• AIM
Show every line in the entries below where the word "this" appears.
====== DATASET EXTRACT
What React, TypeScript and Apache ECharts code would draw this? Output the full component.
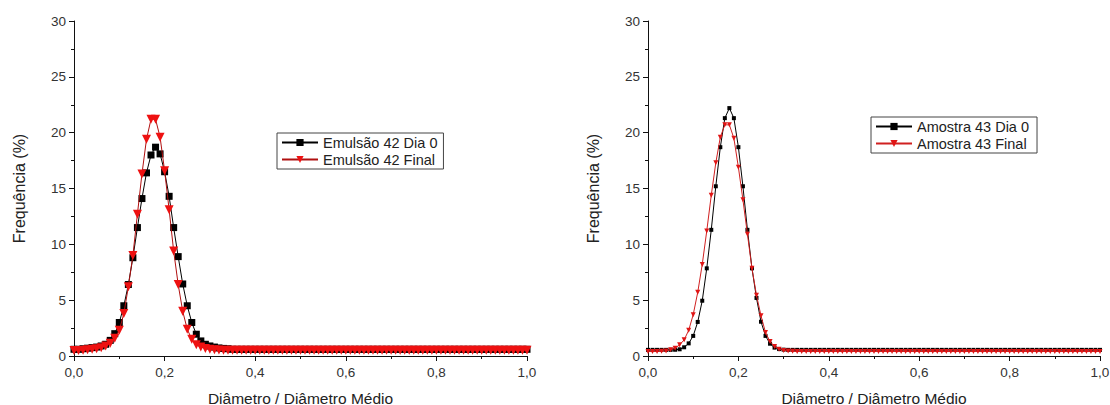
import React, { useEffect, useRef } from "react";
import * as echarts from "echarts";

// Diameter / mean diameter grid: 0.00 .. 1.00 in steps of 0.01 (101 points)
const X_STEP = 0.01;
const X_TICKS = ["0,0", "0,2", "0,4", "0,6", "0,8", "1,0"];

const emulsao42Dia0 = [
  0.6, 0.6, 0.65, 0.7, 0.75, 0.8, 0.9, 1.05, 1.4, 2.0,
  3.0, 4.5, 6.4, 8.8, 11.5, 14.1, 16.4, 18.0, 18.7, 18.1,
  16.5, 14.3, 11.5, 8.9, 6.45, 4.5, 3.0, 1.95, 1.35, 1.05,
  0.9, 0.8, 0.72, 0.68, 0.65, 0.6, 0.6, 0.6, 0.6, 0.6,
  0.6, 0.6, 0.6, 0.6, 0.6, 0.6, 0.6, 0.6, 0.6, 0.6,
  0.6, 0.6, 0.6, 0.6, 0.6, 0.6, 0.6, 0.6, 0.6, 0.6,
  0.6, 0.6, 0.6, 0.6, 0.6, 0.6, 0.6, 0.6, 0.6, 0.6,
  0.6, 0.6, 0.6, 0.6, 0.6, 0.6, 0.6, 0.6, 0.6, 0.6,
  0.6, 0.6, 0.6, 0.6, 0.6, 0.6, 0.6, 0.6, 0.6, 0.6,
  0.6, 0.6, 0.6, 0.6, 0.6, 0.6, 0.6, 0.6, 0.6, 0.6,
  0.6,
];

const emulsao42Final = [
  0.5, 0.5, 0.52, 0.55, 0.6, 0.65, 0.75, 0.9, 1.15, 1.6,
  2.3, 3.8, 6.2, 9.0, 12.7, 16.3, 19.4, 21.2, 21.2, 19.6,
  16.6, 13.1, 9.4, 6.4, 4.0, 2.4, 1.5, 1.0, 0.8, 0.68,
  0.6, 0.56, 0.54, 0.52, 0.52, 0.52, 0.52, 0.52, 0.52, 0.52,
  0.52, 0.52, 0.52, 0.52, 0.52, 0.52, 0.52, 0.52, 0.52, 0.52,
  0.52, 0.52, 0.52, 0.52, 0.52, 0.52, 0.52, 0.52, 0.52, 0.52,
  0.52, 0.52, 0.52, 0.52, 0.52, 0.52, 0.52, 0.52, 0.52, 0.52,
  0.52, 0.52, 0.52, 0.52, 0.52, 0.52, 0.52, 0.52, 0.52, 0.52,
  0.52, 0.52, 0.52, 0.52, 0.52, 0.52, 0.52, 0.52, 0.52, 0.52,
  0.52, 0.52, 0.52, 0.52, 0.52, 0.52, 0.52, 0.52, 0.52, 0.52,
  0.52,
];

const amostra43Dia0 = [
  0.55, 0.55, 0.55, 0.55, 0.55, 0.55, 0.56, 0.6, 0.78, 1.13,
  1.8, 3.05, 4.95, 7.85, 11.3, 15.2, 18.7, 21.3, 22.2, 21.3,
  18.7, 15.2, 11.3, 7.85, 5.2, 3.07, 1.8, 1.1, 0.75, 0.62,
  0.57, 0.55, 0.55, 0.55, 0.55, 0.55, 0.55, 0.55, 0.55, 0.55,
  0.55, 0.55, 0.55, 0.55, 0.55, 0.55, 0.55, 0.55, 0.55, 0.55,
  0.55, 0.55, 0.55, 0.55, 0.55, 0.55, 0.55, 0.55, 0.55, 0.55,
  0.55, 0.55, 0.55, 0.55, 0.55, 0.55, 0.55, 0.55, 0.55, 0.55,
  0.55, 0.55, 0.55, 0.55, 0.55, 0.55, 0.55, 0.55, 0.55, 0.55,
  0.55, 0.55, 0.55, 0.55, 0.55, 0.55, 0.55, 0.55, 0.55, 0.55,
  0.55, 0.55, 0.55, 0.55, 0.55, 0.55, 0.55, 0.55, 0.55, 0.55,
  0.55,
];

const amostra43Final = [
  0.4, 0.4, 0.4, 0.42, 0.45, 0.55, 0.7, 1.0, 1.45, 2.3,
  3.7, 5.7, 8.2, 11.2, 14.4, 17.3, 19.6, 20.7, 20.7, 19.5,
  16.9, 14.0, 10.9, 7.85, 5.45, 3.6, 2.1, 1.3, 0.85, 0.6,
  0.5, 0.45, 0.42, 0.4, 0.4, 0.4, 0.4, 0.4, 0.4, 0.4,
  0.4, 0.4, 0.4, 0.4, 0.4, 0.4, 0.4, 0.4, 0.4, 0.4,
  0.4, 0.4, 0.4, 0.4, 0.4, 0.4, 0.4, 0.4, 0.4, 0.4,
  0.4, 0.4, 0.4, 0.4, 0.4, 0.4, 0.4, 0.4, 0.4, 0.4,
  0.4, 0.4, 0.4, 0.4, 0.4, 0.4, 0.4, 0.4, 0.4, 0.4,
  0.4, 0.4, 0.4, 0.4, 0.4, 0.4, 0.4, 0.4, 0.4, 0.4,
  0.4, 0.4, 0.4, 0.4, 0.4, 0.4, 0.4, 0.4, 0.4, 0.4,
  0.4,
];

const FONT = "'Liberation Sans', Arial, sans-serif";

const toPairs = (vals: number[]) =>
  vals.map((v, i) => [Math.round(i * X_STEP * 100) / 100, v]);

const xAxisCfg = (gridIndex: number) => ({
  type: "value",
  gridIndex,
  min: 0,
  max: 1,
  interval: 0.2,
  name: "Diâmetro / Diâmetro Médio",
  nameLocation: "middle",
  nameGap: 34,
  nameTextStyle: { fontFamily: FONT, fontSize: 15.5, color: "#222" },
  axisLine: { show: true, onZero: false, lineStyle: { color: "#111", width: 1 } },
  axisTick: { show: true, inside: false, length: 5, lineStyle: { color: "#111" } },
  minorTick: { show: true, splitNumber: 2, length: 3, lineStyle: { color: "#111" } },
  splitLine: { show: false },
  axisLabel: {
    fontFamily: FONT,
    fontSize: 13.5,
    color: "#333",
    margin: 9,
    formatter: (v: number) => {
      const idx = Math.round(v / 0.2);
      return X_TICKS[idx] ?? "";
    },
  },
});

const yAxisCfg = (gridIndex: number) => ({
  type: "value",
  gridIndex,
  min: 0,
  max: 30,
  interval: 5,
  name: "Frequência (%)",
  nameLocation: "middle",
  nameRotate: 90,
  nameGap: 47,
  nameTextStyle: { fontFamily: FONT, fontSize: 16, color: "#222" },
  axisLine: { show: true, onZero: false, lineStyle: { color: "#111", width: 1 } },
  axisTick: { show: true, inside: false, length: 5, lineStyle: { color: "#111" } },
  minorTick: { show: true, splitNumber: 2, length: 3, lineStyle: { color: "#111" } },
  splitLine: { show: false },
  axisLabel: { fontFamily: FONT, fontSize: 13.5, color: "#333", margin: 8 },
});

export default function App() {
  const ref = useRef<HTMLDivElement>(null);

  useEffect(() => {
    if (!ref.current) return;
    const chart = echarts.init(ref.current, undefined, { renderer: "svg" });
    const legendCommon = {
      orient: "vertical",
      itemWidth: 36,
      itemHeight: 9,
      itemGap: 2,
      borderColor: "#444",
      borderWidth: 1,
      borderRadius: 0,
      backgroundColor: "#fff",
      textStyle: { fontFamily: FONT, fontSize: 14.5, color: "#222" },
    };
    chart.setOption({
      animation: false,
      backgroundColor: "#fff",
      grid: [
        { left: 74, top: 21, width: 453, height: 335, containLabel: false, outerBoundsMode: "none" },
        { left: 648, top: 21, width: 452, height: 335, containLabel: false, outerBoundsMode: "none" },
      ],
      xAxis: [xAxisCfg(0), xAxisCfg(1)],
      yAxis: [yAxisCfg(0), yAxisCfg(1)],
      legend: [
        {
          ...legendCommon,
          left: 277,
          top: 133,
          padding: [2, 6, 2, 4],
          data: ["Emulsão 42 Dia 0", "Emulsão 42 Final"],
        },
        {
          ...legendCommon,
          left: 871,
          top: 117,
          padding: [2, 8, 2, 4],
          data: ["Amostra 43 Dia 0", "Amostra 43 Final"],
        },
      ],
      series: [
        {
          name: "Emulsão 42 Dia 0",
          type: "line",
          xAxisIndex: 0,
          yAxisIndex: 0,
          data: toPairs(emulsao42Dia0),
          symbol: "rect",
          symbolSize: 7,
          itemStyle: { color: "#000" },
          lineStyle: { color: "#000", width: 1 },
          z: 2,
        },
        {
          name: "Emulsão 42 Final",
          type: "line",
          xAxisIndex: 0,
          yAxisIndex: 0,
          data: toPairs(emulsao42Final),
          symbol: "triangle",
          symbolRotate: 180,
          symbolSize: 9,
          itemStyle: { color: "#ee1111" },
          lineStyle: { color: "#b01010", width: 1 },
          z: 3,
        },
        {
          name: "Amostra 43 Dia 0",
          type: "line",
          xAxisIndex: 1,
          yAxisIndex: 1,
          data: toPairs(amostra43Dia0),
          symbol: "rect",
          symbolSize: 4,
          itemStyle: { color: "#000" },
          lineStyle: { color: "#000", width: 1 },
          z: 2,
        },
        {
          name: "Amostra 43 Final",
          type: "line",
          xAxisIndex: 1,
          yAxisIndex: 1,
          data: toPairs(amostra43Final),
          symbol: "triangle",
          symbolRotate: 180,
          symbolSize: 5,
          itemStyle: { color: "#e01515" },
          lineStyle: { color: "#d02020", width: 1 },
          z: 3,
        },
      ],
    });
    return () => chart.dispose();
  }, []);

  return (
    <div
      ref={ref}
      style={{ position: "fixed", left: 0, top: 0, width: 1110, height: 405 }}
    />
  );
}
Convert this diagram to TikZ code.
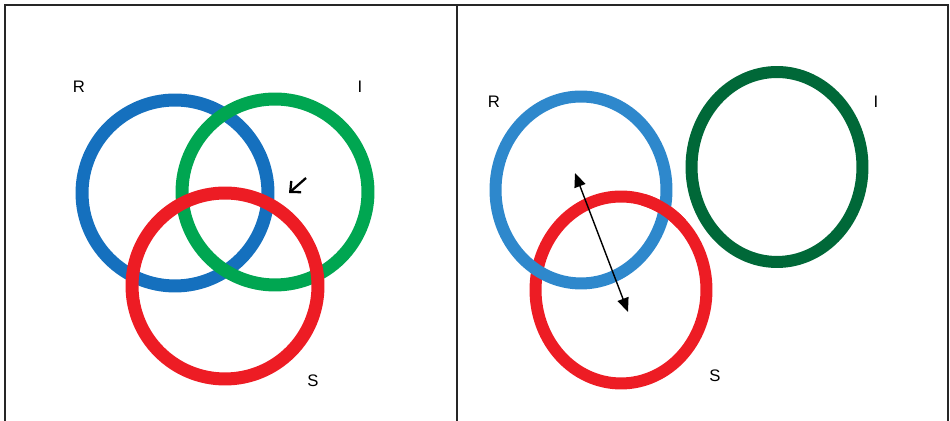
\documentclass[tikz,border=0pt]{standalone}
\usepackage{fontspec}
\setmainfont{Liberation Sans}
\usepackage{tikz}
\usetikzlibrary{
    positioning,
    arrows.meta,
    shapes.geometric
}
\definecolor{RingBlue}{RGB}{21,112,190}
\definecolor{RingLightBlue}{RGB}{46,136,204}
\definecolor{RingGreen}{RGB}{0,166,81}
\definecolor{RingDarkGreen}{RGB}{0,104,56}
\definecolor{RingRed}{RGB}{237,28,36}

\begin{document}
\begin{tikzpicture}[
    x=0.02cm, y=0.02cm,
    frame/.style={line width=1.1pt, color=black!85},
    ring/.style={circle, draw, line width=0.26cm, minimum size=3.72cm, inner sep=0pt},
    oval/.style={ellipse, draw, line width=0.24cm, minimum width=3.42cm, minimum height=3.74cm, inner sep=0pt},
    letter/.style={font=\fontsize{9.5}{11}\selectfont, inner sep=0pt},
    pointer/.style={line width=1.3pt, -{Straight Barb[length=1.6mm, width=3mm]}},
    span/.style={line width=0.8pt, {Triangle[length=2.8mm, width=2.3mm]}-{Triangle[length=2.8mm, width=2.3mm]}}
]
\useasboundingbox (0,0) rectangle (950,421);

% frame
\coordinate (topleft) at (5,416);
\coordinate (topright) at (948,416);
\coordinate (topmid) at (457,416);
\draw[frame] (5,0) |- (topright) -- (948,0);
\draw[frame] (topmid) -- (457,0);

% left panel: three rings
\node[ring, draw=RingBlue] (leftR) at (175,228) {};
\node[ring, draw=RingGreen] (leftI) at (275,229) {};
\node[ring, draw=RingRed] (leftS) at (225,135) {};

\node[letter] (labelRa) at (79,334) {R};
\node[letter] (labelIa) at (360,334) {I};
\node[letter] (labelSa) at (313,40) {S};

\coordinate (pointtail) at (306,243);
\coordinate (pointtip) at (289,228);
\draw[pointer] (pointtail) -- (pointtip);

% right panel: R and S linked, I apart
\node[oval, draw=RingRed] (rightS) at (621,131) {};
\node[oval, draw=RingLightBlue] (rightR) at (581,231) {};
\draw[line width=0.24cm, RingRed] ([shift={(45:1.71cm and 1.87cm)}]rightS.center)
    arc[start angle=45, end angle=75, x radius=1.71cm, y radius=1.87cm];
\node[oval, draw=RingDarkGreen, minimum height=3.8cm] (rightI) at (777,254) {};

\node[letter] (labelRb) at (494,319) {R};
\node[letter] (labelIb) at (876,319) {I};
\node[letter] (labelSb) at (715,45) {S};

\coordinate (spanA) at (575,248);
\coordinate (spanB) at (628,109);
\draw[span] (spanA) -- (spanB);
\end{tikzpicture}
\end{document}
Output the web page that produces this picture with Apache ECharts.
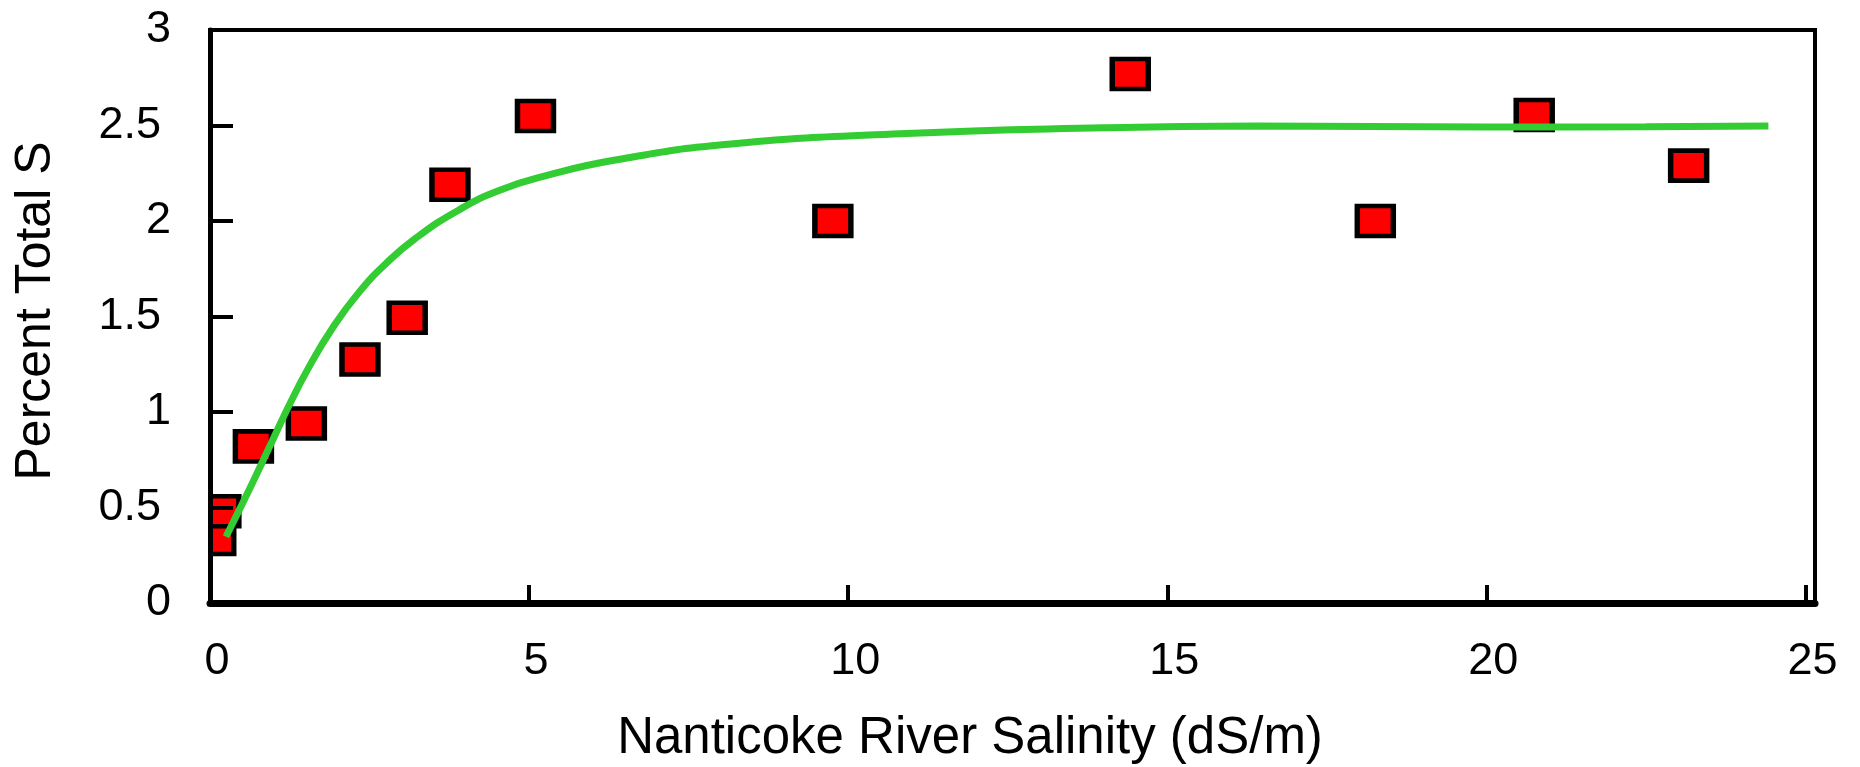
<!DOCTYPE html>
<html>
<head>
<meta charset="utf-8">
<script src="https://cdn.jsdelivr.net/npm/echarts@6/dist/echarts.min.js"></script>
<style>
html,body{margin:0;padding:0;background:#fff;}
#chart{width:1860px;height:767px;}
</style>
</head>
<body>
<div id="chart"></div>
<script>
// Measured data points (salinity dS/m, percent total S)
const salinity = [0.09, 0.17, 0.68, 1.51, 2.35, 3.09, 3.76, 5.1, 9.76, 14.42, 18.26, 20.75, 23.17];
const percentS = [0.335, 0.48, 0.82, 0.94, 1.275, 1.493, 2.19, 2.55, 2.0, 2.77, 2.0, 2.555, 2.29];

// Fitted curve
const fitX = [0.25, 0.61, 0.95, 1.24, 1.55, 1.92, 2.33, 2.75, 3.22, 3.90, 4.53, 5.31, 6.35, 8.07, 10.7, 14.0, 16.4, 20.0, 22.5, 24.42];
const fitY = [0.347, 0.59, 0.83, 1.035, 1.235, 1.44, 1.625, 1.775, 1.909, 2.058, 2.16, 2.241, 2.319, 2.40, 2.455, 2.488, 2.497, 2.492, 2.493, 2.497];

const xTicks = [0, 5, 10, 15, 20, 25];
const yTicks = [0, 0.5, 1, 1.5, 2, 2.5, 3];

const xTitle = 'Nanticoke River Salinity (dS/m)';
const yTitle = 'Percent Total S';

const FONT = '"Liberation Sans", Arial, Helvetica, sans-serif';

const chart = echarts.init(document.getElementById('chart'), null, {renderer: 'canvas'});

chart.setOption({
  animation: false,
  backgroundColor: '#fff',
  grid: {
    left: 210, top: 30, right: 45, bottom: 164,
    show: true, borderColor: '#000', borderWidth: 4, backgroundColor: 'transparent'
  },
  xAxis: {
    type: 'value', min: 0, max: 25.15, interval: 5, z: 10,
    axisLine: {show: true, onZero: false, lineStyle: {color: '#000', width: 7}},
    axisTick: {show: true, inside: true, length: 18, lineStyle: {color: '#000', width: 4}},
    splitLine: {show: false},
    axisLabel: {
      show: true, margin: 36, color: '#000', fontSize: 45, fontFamily: FONT,
      showMaxLabel: false, padding: [0, 0, 0, 14],
      formatter: v => (xTicks.indexOf(v) >= 0 ? String(v) : '')
    }
  },
  yAxis: {
    type: 'value', min: 0, max: 3, interval: 0.5, z: 10,
    axisLine: {show: true, lineStyle: {color: '#000', width: 5}},
    axisTick: {show: true, inside: true, length: 23, lineStyle: {color: '#000', width: 4}},
    splitLine: {show: false},
    axisLabel: {
      show: true, margin: 39, color: '#000', fontSize: 45, fontFamily: FONT,
      formatter: v => (yTicks.indexOf(v) < 0 ? '' : (Number.isInteger(v) ? '{i|' + v + '}' : '{d|' + v + '}')),
      rich: {
        i: {fontSize: 45, fontFamily: FONT, color: '#000'},
        d: {fontSize: 45, fontFamily: FONT, color: '#000', padding: [0, 10, 0, 0]}
      }
    }
  },
  graphic: [
    {
      // masks the part of the markers that falls left of the plot area
      type: 'rect', z: 5,
      shape: {x: 180, y: 0, width: 28, height: 603},
      style: {fill: '#fff'}
    },
    {
      type: 'text', x: 36, y: 311, rotation: Math.PI / 2, z: 6,
      style: {text: yTitle, fontSize: 50, fontFamily: FONT, fill: '#000', align: 'center', verticalAlign: 'middle'}
    },
    {
      type: 'text', x: 970, y: 739, z: 6,
      style: {text: xTitle, fontSize: 51, fontFamily: FONT, fill: '#000', align: 'center', verticalAlign: 'middle'}
    }
  ],
  series: [
    {
      type: 'scatter',
      data: salinity.map((x, i) => [x, percentS[i]]),
      symbol: 'rect', symbolSize: [36, 30],
      itemStyle: {color: '#ff0000', borderColor: '#000', borderWidth: 5, opacity: 1},
      clip: false, z: 2
    },
    {
      type: 'line',
      data: fitX.map((x, i) => [x, fitY[i]]),
      showSymbol: false, smooth: 0.5,
      lineStyle: {color: '#33cc33', width: 7},
      z: 3
    }
  ]
});
</script>
</body>
</html>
============
• TASK SOLUTION
What React, TypeScript and Apache ECharts code would draw this? Output the full component.
Convert this diagram to TikZ code.
Output the web page that produces this picture with Apache ECharts.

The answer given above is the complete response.